Indeed, there are many classificatory systems (HIDORE AND OLIVER, 1993, pp. 263–264), but
those of Köppen and Thornthwaite remain the most popular.
Thornthwaite devised a scheme to classify climates independently of the vegetation each type
supports, but the historical association between climate classification and plant distribution
is close. Up to a point the link is obvious. Tropical rain forests flourish in the humid tropics,
cacti and succulents in arid climates, conifer forests in high latitudes, and tundra vegetation
borders the barren polar regions. Clearly, plants occur only where the climate suits them;
bananas do not grow in Greenland (at least, not in the open). Although plant distribution is
linked to climate, however, other factors also influence it. Continental drift has separated
what were once adjacent landmasses supporting similar plants, producing very discontinuous
distributions.
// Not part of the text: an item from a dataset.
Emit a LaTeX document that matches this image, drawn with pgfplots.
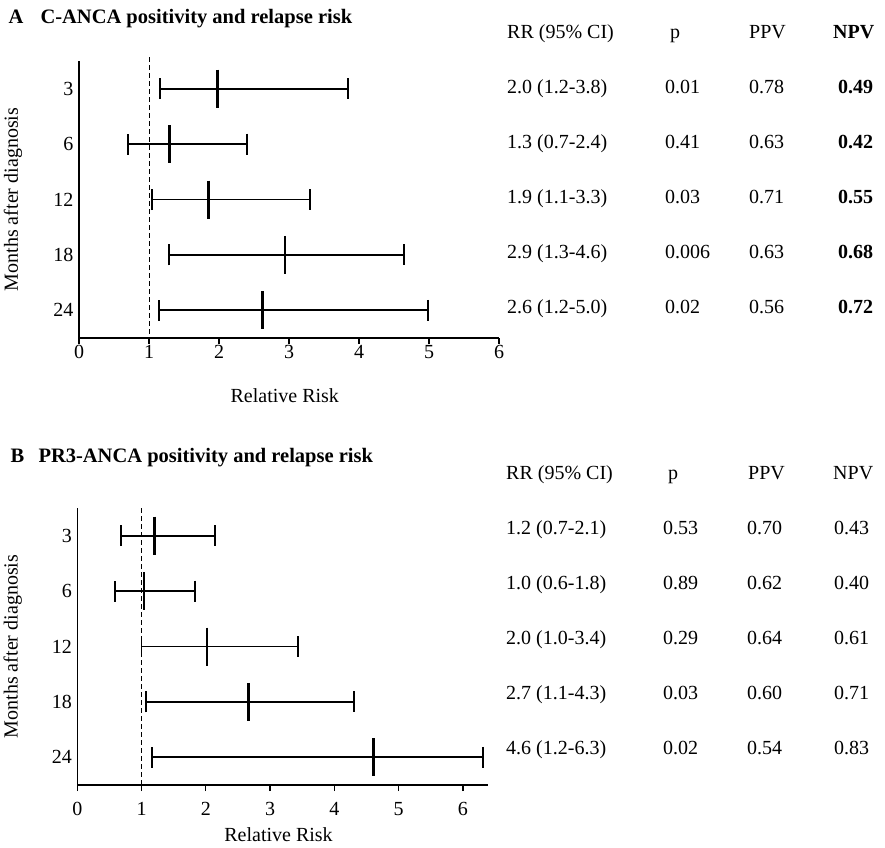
\documentclass[border=0pt]{standalone}
\usepackage{fontspec}
\setmainfont{Liberation Serif}
\usepackage{pgfplots}
\pgfplotsset{compat=1.18}
\usepackage{pgfplotstable}

\pgfplotstableread{
row rr lo hi
1 1.98 1.16 3.84
2 1.29 0.70 2.40
3 1.85 1.04 3.30
4 2.94 1.29 4.64
5 2.62 1.14 4.99
}\dataA
\pgfplotstableread{
row rr lo hi
1 1.20 0.675 2.14
2 1.04 0.586 1.83
3 2.02 1.00 3.44
4 2.66 1.07 4.31
5 4.61 1.16 6.31
}\dataB

\newcommand\fs{\fontsize{20}{24}\selectfont}
\newcommand\ft{\fontsize{20.5}{24}\selectfont\bfseries}

\pgfplotsset{forest/.style={
  scale only axis, height=277pt, ymin=0.5, ymax=5.5, y dir=reverse,
  axis x line*=bottom, axis y line*=left,
  axis line style={line width=1.5pt, black},
  ytick={1,2,3,4,5}, yticklabels={3,6,12,18,24}, ytick style={draw=none},
  yticklabel style={xshift=4pt},
  tick align=outside, major tick length=6pt,
  xtick style={line width=1.3pt, black},
  tick label style={font=\fs}, label style={font=\fs},
  /pgf/number format/assume math mode=true,
  clip=false, xtick={0,1,2,3,4,5,6},
  xlabel={Relative Risk}, ylabel={Months after diagnosis},
  ylabel style={at={(axis description cs:-0.157,0.5)}, anchor=center},
}}
\pgfplotsset{ci/.style={black, line width=1.8pt, only marks, mark=|, mark size=19pt,
  mark options={line width=2.5pt},
  error bars/.cd, x dir=both, x explicit, error mark=|,
  error mark options={line width=1.8pt, mark size=10.5pt},
  error bar style={line width=1.8pt}}}

\begin{document}
\begin{tikzpicture}
\path[use as bounding box] (0,0) rectangle (885pt,-847pt);

% Panel A
\node[anchor=base west, font=\ft] at (5pt,-23pt) {A};
\node[anchor=base west, font=\ft] at (37pt,-23pt) {C-ANCA positivity and relapse risk};
\begin{axis}[forest, at={(79pt,-338pt)}, anchor=south west, width=420pt, xmin=0, xmax=6,
  xticklabel style={anchor=base, yshift=-14pt},
  xlabel style={at={(axis description cs:0.49,0)}, anchor=base, yshift=-64pt}]
\addplot[black, dash pattern=on 5pt off 3pt, line width=1pt] coordinates {(1,0.43) (1,5.5)};
\addplot[ci] table[x=rr, y=row, x error plus expr=\thisrow{hi}-\thisrow{rr}, x error minus expr=\thisrow{rr}-\thisrow{lo}] {\dataA};
\end{axis}

\begin{scope}[every node/.style={anchor=base west, font=\fs, inner sep=0pt}]
\node at (507pt,-38pt) {RR (95\% CI)};
\node at (670pt,-38pt) {p};
\node at (749pt,-38pt) {PPV};
\node[font=\fs\bfseries] at (833pt,-38pt) {NPV};
\node at (507pt,-93pt) {2.0 (1.2-3.8)};
\node at (507pt,-148pt) {1.3 (0.7-2.4)};
\node at (507pt,-203pt) {1.9 (1.1-3.3)};
\node at (507pt,-258pt) {2.9 (1.3-4.6)};
\node at (507pt,-313pt) {2.6 (1.2-5.0)};
\node at (665pt,-93pt) {0.01};
\node at (665pt,-148pt) {0.41};
\node at (665pt,-203pt) {0.03};
\node at (665pt,-258pt) {0.006};
\node at (665pt,-313pt) {0.02};
\node at (749pt,-93pt) {0.78};
\node at (749pt,-148pt) {0.63};
\node at (749pt,-203pt) {0.71};
\node at (749pt,-258pt) {0.63};
\node at (749pt,-313pt) {0.56};
\node[font=\fs\bfseries] at (838pt,-93pt) {0.49};
\node[font=\fs\bfseries] at (838pt,-148pt) {0.42};
\node[font=\fs\bfseries] at (838pt,-203pt) {0.55};
\node[font=\fs\bfseries] at (838pt,-258pt) {0.68};
\node[font=\fs\bfseries] at (838pt,-313pt) {0.72};
\end{scope}

% Panel B
\node[anchor=base west, font=\ft] at (7pt,-462pt) {B};
\node[anchor=base west, font=\ft] at (35pt,-462pt) {PR3-ANCA positivity and relapse risk};
\begin{axis}[forest, at={(77.3pt,-785pt)}, anchor=south west, width=410.7pt, xmin=0, xmax=6.39,
  xticklabel style={anchor=base, yshift=-24pt},
  xlabel style={at={(axis description cs:0.49,0)}, anchor=base, yshift=-56pt}]
\addplot[black, dash pattern=on 5pt off 3pt, line width=1pt] coordinates {(1,0.5) (1,5.5)};
\addplot[ci] table[x=rr, y=row, x error plus expr=\thisrow{hi}-\thisrow{rr}, x error minus expr=\thisrow{rr}-\thisrow{lo}] {\dataB};
\end{axis}

\begin{scope}[every node/.style={anchor=base west, font=\fs, inner sep=0pt}]
\node at (506pt,-479pt) {RR (95\% CI)};
\node at (668pt,-479pt) {p};
\node at (748pt,-479pt) {PPV};
\node at (833pt,-479pt) {NPV};
\node at (506pt,-534pt) {1.2 (0.7-2.1)};
\node at (506pt,-589pt) {1.0 (0.6-1.8)};
\node at (506pt,-644pt) {2.0 (1.0-3.4)};
\node at (506pt,-699pt) {2.7 (1.1-4.3)};
\node at (506pt,-754pt) {4.6 (1.2-6.3)};
\node at (663pt,-534pt) {0.53};
\node at (663pt,-589pt) {0.89};
\node at (663pt,-644pt) {0.29};
\node at (663pt,-699pt) {0.03};
\node at (663pt,-754pt) {0.02};
\node at (747pt,-534pt) {0.70};
\node at (747pt,-589pt) {0.62};
\node at (747pt,-644pt) {0.64};
\node at (747pt,-699pt) {0.60};
\node at (747pt,-754pt) {0.54};
\node at (834pt,-534pt) {0.43};
\node at (834pt,-589pt) {0.40};
\node at (834pt,-644pt) {0.61};
\node at (834pt,-699pt) {0.71};
\node at (834pt,-754pt) {0.83};
\end{scope}
\end{tikzpicture}
\end{document}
The southern beeches (Nothofagus), for example, occur in Australasia and western
South America, and pepper bushes (Clethra) in China and South-East Asia and from the south-
eastern United States to the northern and central regions of South America, but with fossil
remains in Europe. Major climate changes alter vegetation patterns, but often leave remnants
of the former pattern surviving as isolated relicts. The strawberry tree (Arbutus unedo) belongs
to a pattern of plants known as Lusitanian; these occur in south-western Europe, but also, as
relicts, in southern Ireland and Brittany.